Some ice may be breaking in Uganda. Box Turtle Bulletin links to an essay written by John Nagenda, a senior advisor to President Museveni, opposing the anti-homosexuality bill.
The colorfully written piece brings into focus the part of the bill that I think transcends any particular penalty: death, imprisonment or even misdemeanor fine. Its original sin is its naïve and vicious attempt to enforce purity - to create a Uganda free of "any form of sexual relations between persons of the same sex," and even "the promotion or recognition of such sexual relations," whether inside or outside the country. Its target is only a small minority, but it intends to be comprehensive. Every citizen is coerced into turning in suspected violators, or themselves facing prosecution.
To describe the bill, Nagenda invokes a word Americans will understand -- McCarthyism - and helpfully explains to his fellow Ugandans how witch-hunts occur. But he then offers an even more apt analogy: the Inquisition.
Christians of good conscience have powerful reasons to be hypersensitive about this. There should be no doubt, after the extensive investigative work Box Turtle Bulletin has done, that several American Christians had a formative role in the bill's inception. They have exported their misguided notions about homosexuality, and Ugandan politicians bought the goods, and placed them at the very heart of their new crusade.
The bill states, as a matter of law, that same-sex attraction "is not an innate and immutable characteristic." At the very least, that is a matter of controversy, and it is barely that to anyone who has seriously considered the issue. Only a fringe group of religious fanatics and deranged psychologists manqué insist, today, that homosexuals are just heterosexuals gone wrong, and should man up and marry a good opposite-sex partner.
Nevertheless, this merry band found in some Ugandan politicians the credulous audience lacking in America (at least among politicians who wish to be taken seriously), and the result is what would be expected when ignorant religious beliefs are married to political ambition. By asserting pseudoscience as an enforceable principle of law, the bill strips homosexuals of their very existence, turns them into nothing more than errant - and criminal - heterosexuals, and enlists all good citizens into the war against them.
This turns homosexuality into heresy. That is what American Christianists have been trying to do here - return us to the days when homosexuality was criminal, homosexuals were ashamed and silent, and heterosexuals could count on the police to enforce that shame and silence. Any citizen with a petty grievance or a niggling suspicion was empowered to press the levers of power. When rumors are evidence, people can destroy one another at will.

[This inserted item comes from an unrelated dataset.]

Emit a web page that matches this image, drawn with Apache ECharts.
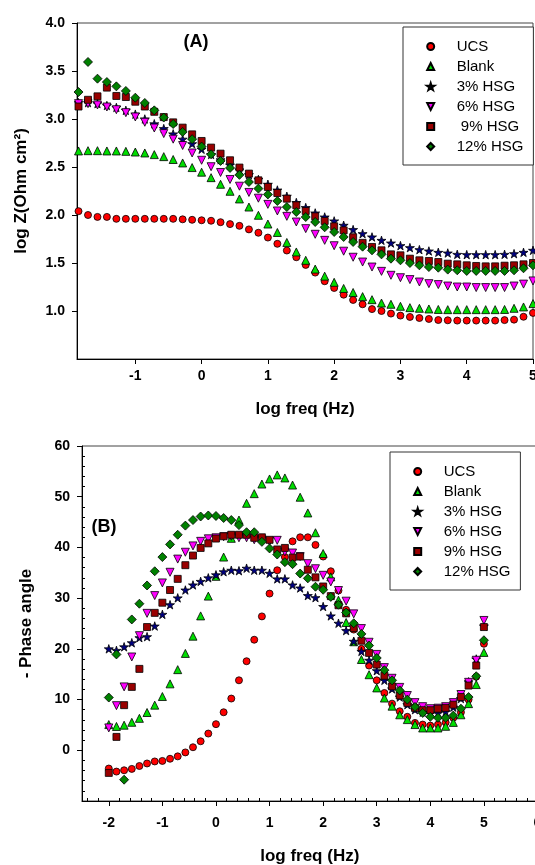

It doesn't take a lot to see how much damage that can cause, and has caused - particularly for anyone who's paid even the slightest attention to history. From the Crusades to the Inquisition to the Holocaust, the quest for purity inevitably brings out the worst in us, not the best.
Uganda can avoid learning that lesson the hard way. But they'll need to listen to better advice than America's traveling snake-oil salesmen are giving them. Nagenda's essay is a good sign that common sense may prevail.